▶ **DATASET SECTION**
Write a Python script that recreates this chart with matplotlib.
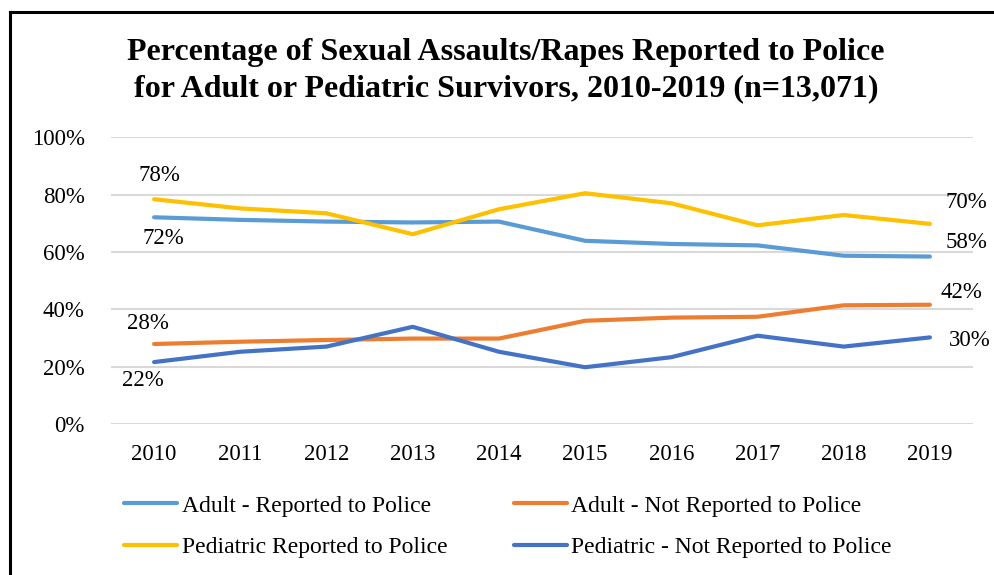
import matplotlib.pyplot as plt
from matplotlib.lines import Line2D

plt.rcParams['font.family'] = ['Liberation Serif', 'DejaVu Serif']

years = ['2010', '2011', '2012', '2013', '2014', '2015', '2016', '2017', '2018', '2019']
adult_rep = [72.1, 71.2, 70.6, 70.3, 70.6, 63.9, 62.8, 62.3, 58.7, 58.4]
adult_not = [27.9, 28.7, 29.3, 29.8, 29.8, 36.0, 37.1, 37.4, 41.4, 41.6]
ped_rep = [78.4, 75.2, 73.5, 66.2, 74.9, 80.5, 77.0, 69.3, 72.9, 69.8]
ped_not = [21.6, 25.2, 27.0, 33.9, 25.2, 19.8, 23.3, 30.8, 27.0, 30.2]

names = ['Adult - Reported to Police', 'Adult - Not Reported to Police',
         'Pediatric Reported to Police', 'Pediatric - Not Reported to Police']
colors = ['#5B9BD5', '#ED7D31', '#FFC000', '#4472C4']
series = [adult_rep, adult_not, ped_rep, ped_not]

fig = plt.figure(figsize=(9.95, 5.75), dpi=100)
ax = fig.add_axes([111 / 995, 1 - 424 / 575, 862 / 995, 286.7 / 575])

x = list(range(len(years)))
for i in range(4):
    ax.plot(x, series[i], color=colors[i], lw=3, solid_capstyle='round',
            solid_joinstyle='round', zorder=3)

ax.set_xlim(-0.5, 9.5)
ax.set_ylim(0, 100)
ax.set_yticks([0, 20, 40, 60, 80, 100])
ax.set_yticklabels(['0%', '20%', '40%', '60%', '80%', '100%'])
ax.set_xticks(x)
ax.set_xticklabels(years)
ax.tick_params(axis='y', length=0, pad=19, labelsize=16.5)
ax.tick_params(axis='x', length=0, pad=14.5, labelsize=16.5)
ax.grid(axis='y', color='#D9D9D9', lw=1.5)
ax.set_axisbelow(True)
for s in ax.spines.values():
    s.set_visible(False)

# data labels at first and last point (offsets in points)
first = [(7.0, -15.5), (-4.2, 14.5), (4.1, 17), (-8.1, -13.5)]
last = [(26.5, 10.3), (22.5, 8.8), (26.5, 15.5), (29.0, -2)]
for i, vals in enumerate(series):
    ax.annotate(f'{round(vals[0])}%', (0, vals[0]), xytext=first[i],
                textcoords='offset points', ha='center', va='center', fontsize=16.5)
    ax.annotate(f'{round(vals[-1])}%', (9, vals[-1]), xytext=last[i],
                textcoords='offset points', ha='center', va='center', fontsize=16.5)

fig.text(506 / 995, 1 - 71 / 575,
         'Percentage of Sexual Assaults/Rapes Reported to Police\n'
         'for Adult or Pediatric Survivors, 2010-2019 (n=13,071)',
         ha='center', va='center', fontsize=23, fontweight='bold', linespacing=1.33)

# legend fills by column, so reorder to get excel's row layout
order = [0, 2, 1, 3]
handles = [Line2D([], [], color=colors[i], lw=3, solid_capstyle='round') for i in order]
fig.legend(handles, [names[i] for i in order], ncol=2, loc='upper left',
           bbox_to_anchor=(124 / 995, 1 - 495 / 575),
           frameon=False, fontsize=17, handlelength=2.25, handletextpad=0.2,
           columnspacing=2.8, labelspacing=0.85, borderpad=0, borderaxespad=0)

# outer chart border (right/bottom edges fall outside the image)
fig.add_artist(Line2D([9.5 / 995, 9.5 / 995], [0, 1 - 11.5 / 575], color='black', lw=2.2,
                      transform=fig.transFigure, solid_capstyle='projecting'))
fig.add_artist(Line2D([9.5 / 995, 1], [1 - 11.5 / 575, 1 - 11.5 / 575], color='black', lw=2.2,
                      transform=fig.transFigure, solid_capstyle='projecting'))

fig.savefig('out.png', dpi=100)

▶ **WHAT THIS TASK INVOLVES**
Gather all lines with the string "chart" from the data.

▶ **WORKED SOLUTION**
Write a Python script that recreates this chart with matplotlib.
# outer chart border (right/bottom edges fall outside the image)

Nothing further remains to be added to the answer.